Frequently asked questions

Frequently asked questions about learning from deaths of people with a learning disability (LeDeR)

Anybody with a learning disability who dies, is over the age of four and lives in England can have a LeDeR review.

Every CCG has to complete LeDeR reviews for deaths that are notified from their area.

You can contact your nearest clinical commissioning group, which is listed under the region it is in.

Assuring transformation data is what we call some of the information we collect about people with a learning disability, autism or both who are getting care in hospitals for their mental health or because they have had behaviour that can challenge. You can find the latest information here.

Health and care of people with a learning disability is information which has been collected by GP practices to identify any differences in care and treatment of people with a learning disability compared to the rest of the population.

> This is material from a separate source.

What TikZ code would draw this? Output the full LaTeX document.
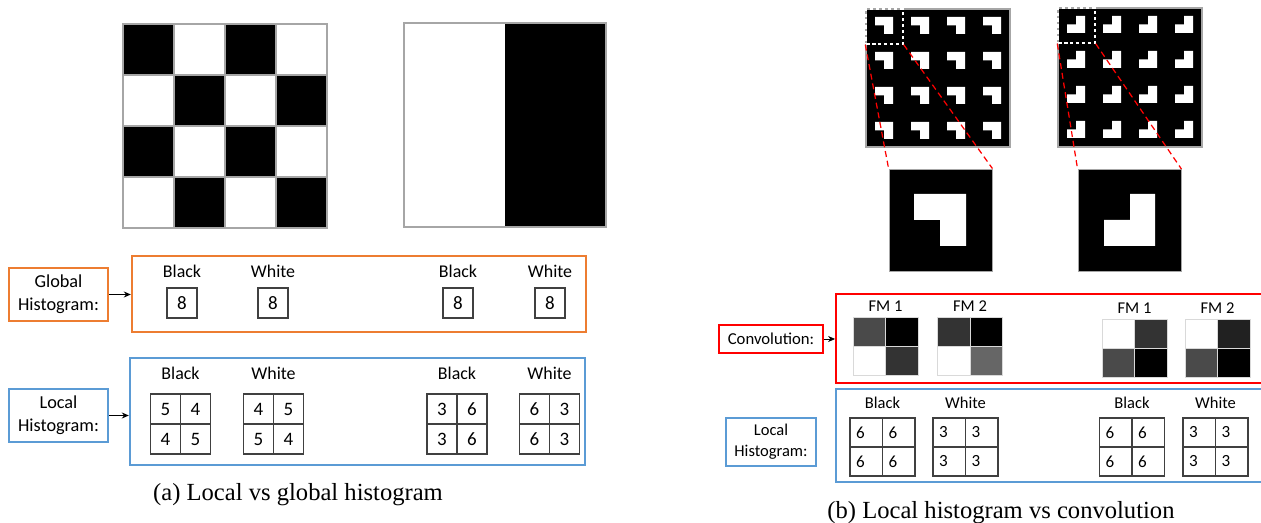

Information is collected about the progress of reviews in each clinical commissioning group (CCG) area.

This includes:

  • how many deaths the CCG have been told about
  • how many deaths are being reviewed at the time
  • how many reviews have been finished

A LeDeR review might not be started if the death of a person with a learning disability is subject to other investigations such as a police investigation, serious case review, safeguarding adult review, safeguarding adult enquiry, domestic homicide review, serious incident review, coroners’ investigation or child death review.

We know there is still work to do to make sure that the things we are learning can make a difference to people’s lives.  This includes:

  • Making sure that LeDeR reviews, and other investigations that are required by the law, are linked together when they need to be.
  • Collecting evidence from and sharing information with care services so that they can understand that caring for people with a learning disability and their families is everyone’s business.
  • Making sure that we know what health care services are changing and where so that we can tell if the LeDeR programme is helping people to live longer, heathier, happier lives.

We are committed to keeping the LeDeR programme going for at least the next four years.

We are working on lots of different areas of work which are all helping to improve people’s health so that people don’t die of something which could have been treated or prevented in the future.